In Germania è una star, autore di numerosi thriller, nel 2006 il suo primo romanzo primeggiava insieme a “Il Codice da Vinci” nelle classifiche. Oggi ci propone lo psico-thriller “Portami a casa” (Fazi). Lui è Sebastian Fitzek e si è raccontato nei nostri studi per “Il piacere della lettura”.
Nel suo romanzo parla di violenza domestica, sessuale e tentato femminicidio. Sono piaghe sociali anche in Germania?
Sì, ogni giorno un uomo cerca di uccidere la partner e ogni secondo giorno ci riesce. Si tratta di numeri allarmanti che mi colpiscono profondamente come uomo, marito e padre di famiglia.
Protagonisti una vittima di violenza, Klara, e Jules, che risponde alla linea antiviolenza.
L'aggancio me lo ha dato una lettrice che lavorava volontariamente per questa linea verde, una voce che accompagna e tranquillizza. Da lì ho iniziato a pensare a una donna che non avesse paura di andare a casa, ma di rientrare a casa.
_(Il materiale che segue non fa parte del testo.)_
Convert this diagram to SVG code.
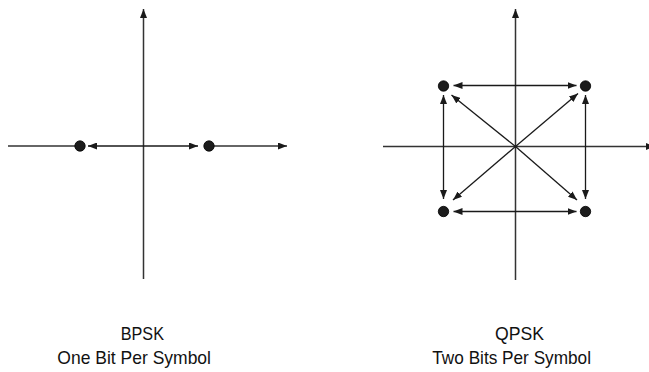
<svg xmlns="http://www.w3.org/2000/svg" width="649" height="372" viewBox="0 0 649 372">
<style>
.axis{stroke:#333;stroke-width:1.5;fill:none}
.arr{stroke:#1a1a1a;stroke-width:1.3;fill:none}
.dot{fill:#1c1c1c;stroke:#000;stroke-width:0.8}
.lbl{font-family:"Liberation Sans",Arial,sans-serif;font-size:19px;fill:#111}
</style>
<defs>
<marker id="ah" markerUnits="userSpaceOnUse" markerWidth="9" markerHeight="7" refX="9" refY="3.5" orient="auto-start-reverse">
<path d="M0,0 L9,3.5 L0,7 z" fill="#1a1a1a"/>
</marker>
</defs>
<rect width="649" height="372" fill="#fff"/>
<g id="connectors">
<line class="axis" x1="143.5" y1="279" x2="143.5" y2="9" marker-end="url(#ah)"/>
<line class="axis" x1="8" y1="146" x2="75" y2="146"/>
<line class="axis" x1="214" y1="146" x2="287" y2="146" marker-end="url(#ah)"/>
<line class="arr" x1="88" y1="146" x2="198" y2="146" marker-start="url(#ah)" marker-end="url(#ah)"/>
<line class="axis" x1="515.5" y1="280" x2="515.5" y2="9" marker-end="url(#ah)"/>
<line class="axis" x1="383" y1="146.5" x2="655" y2="146.5" marker-end="url(#ah)"/>
<line class="arr" x1="453.5" y1="85.5" x2="576.5" y2="85.5" marker-start="url(#ah)" marker-end="url(#ah)"/>
<line class="arr" x1="453.5" y1="211.5" x2="576.5" y2="211.5" marker-start="url(#ah)" marker-end="url(#ah)"/>
<line class="arr" x1="443.5" y1="95" x2="443.5" y2="199" marker-start="url(#ah)" marker-end="url(#ah)"/>
<line class="arr" x1="585.5" y1="95" x2="585.5" y2="199" marker-start="url(#ah)" marker-end="url(#ah)"/>
<line class="arr" x1="515.5" y1="146.5" x2="451.5" y2="95" marker-end="url(#ah)"/>
<line class="arr" x1="515.5" y1="146.5" x2="578" y2="93.5" marker-end="url(#ah)"/>
<line class="arr" x1="515.5" y1="146.5" x2="453" y2="200" marker-end="url(#ah)"/>
<line class="arr" x1="515.5" y1="146.5" x2="577" y2="200" marker-end="url(#ah)"/>
</g>
<g id="bpsk-p0"><circle class="dot" cx="80" cy="146" r="5.2"/></g>
<g id="bpsk-p1"><circle class="dot" cx="209" cy="146" r="5.2"/></g>
<g id="qpsk-p00"><circle class="dot" cx="443.5" cy="86" r="5.2"/></g>
<g id="qpsk-p01"><circle class="dot" cx="585.5" cy="86" r="5.2"/></g>
<g id="qpsk-p10"><circle class="dot" cx="443.5" cy="211.5" r="5.2"/></g>
<g id="qpsk-p11"><circle class="dot" cx="585.5" cy="211.5" r="5.2"/></g>
<g id="bpsk-label">
<text class="lbl" x="120.7" y="340" textLength="43.3" lengthAdjust="spacingAndGlyphs">BPSK</text>
<text class="lbl" x="57.3" y="364" textLength="153.7" lengthAdjust="spacingAndGlyphs">One Bit Per Symbol</text>
</g>
<g id="qpsk-label">
<text class="lbl" x="495" y="340" textLength="49" lengthAdjust="spacingAndGlyphs">QPSK</text>
<text class="lbl" x="432.3" y="364" textLength="158.7" lengthAdjust="spacingAndGlyphs">Two Bits Per Symbol</text>
</g>
</svg>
I personaggi fanno un viaggio interiore, faccio cadere la maschera che tutti gli esseri umani portano.
“Le paure erano legate a una figura maschile”, scrive...
Da bambini o adolescenti, i maschi hanno una serie di dubbi e complessi di inferiorità che la nostra società non permette loro di esternare. In centinaia di migliaia di casi, questi complessi trovano sfogo in maniera violenta, soprattutto contro le donne. Poi si cerca di rieducare chi ha già commesso il crimine. Bisognerebbe iniziare molto prima, seguendo i bambini che vengono bullizzati o che subiscono traumi. È scientificamente provato che chi ha subito violenza nella propria infanzia è più propenso a essere vittima o a perpetrare violenza.
Marito, a volte, può essere una parola terrificante. Martin, marito di Klara, la picchia, la umilia e dice che la ama.
La violenza riguarda tutte le classi sociali e tutti i ceti. È un pregiudizio dire che la violenza è fatta solo da ubriaconi poco acculturati. Anzi, le donne devono affrontare una doppia difficoltà: il nemico in casa e la famiglia che non crede che la brava persona che hanno sposato possa commettere violenza. Cerco sempre di indagare le ragioni che hanno portato a commettere crimini efferati. La violenza ha un’origine distorta, un’infanzia traumatizzata che ha turbato la psiche. Nel romanzo voglio sollevare il quesito sul perché vengono commesse queste violenze, per capire come evitarle.
Narra di colpe dei genitori. È il loro esempio che determina il futuro dei figli?
L'elemento cardine sono sempre i bambini. Io ne ho cinque e voglio parlare di loro. In un passo, la donna viene accusata di essere responsabile, colpevole di un vittimismo che rende i maschi violenti. È un punto di vista maschile e maschilista che Klara smaschera subito. Non bisogna mai commettere lo sbaglio di invertire la posizione tra la vittima e il carnefice: una vittima è vittima per colpa di un carnefice. È vero, però, che i genitori, con il loro esempio, non si rendono conto di quanti danni arrecano ai figli, dalla violenza verbale a quella fisica. Questo può avere delle conseguenze devastanti.
La persona che gestisce il “festino”, luogo di violenza, è una donna. Perché?
Le donne hanno un ruolo centrale in alcuni crimini. Nei miei libri, poi, esploro le eccezioni. Non voglio stigmatizzare né gli uomini né le donne, io divido il mondo in buoni e cattivi. Purtroppo questi festini a Berlino si svolgono veramente.
Che cosa direbbe alle lettrici e ai lettori italiani?
Spero sceglieranno anche questa volta di intraprendere un viaggio nel mio romanzo. Cerco sempre di includere l’effetto sorpresa per dare un’altra prospettiva. E c’è anche questa volta. Spero piaccia.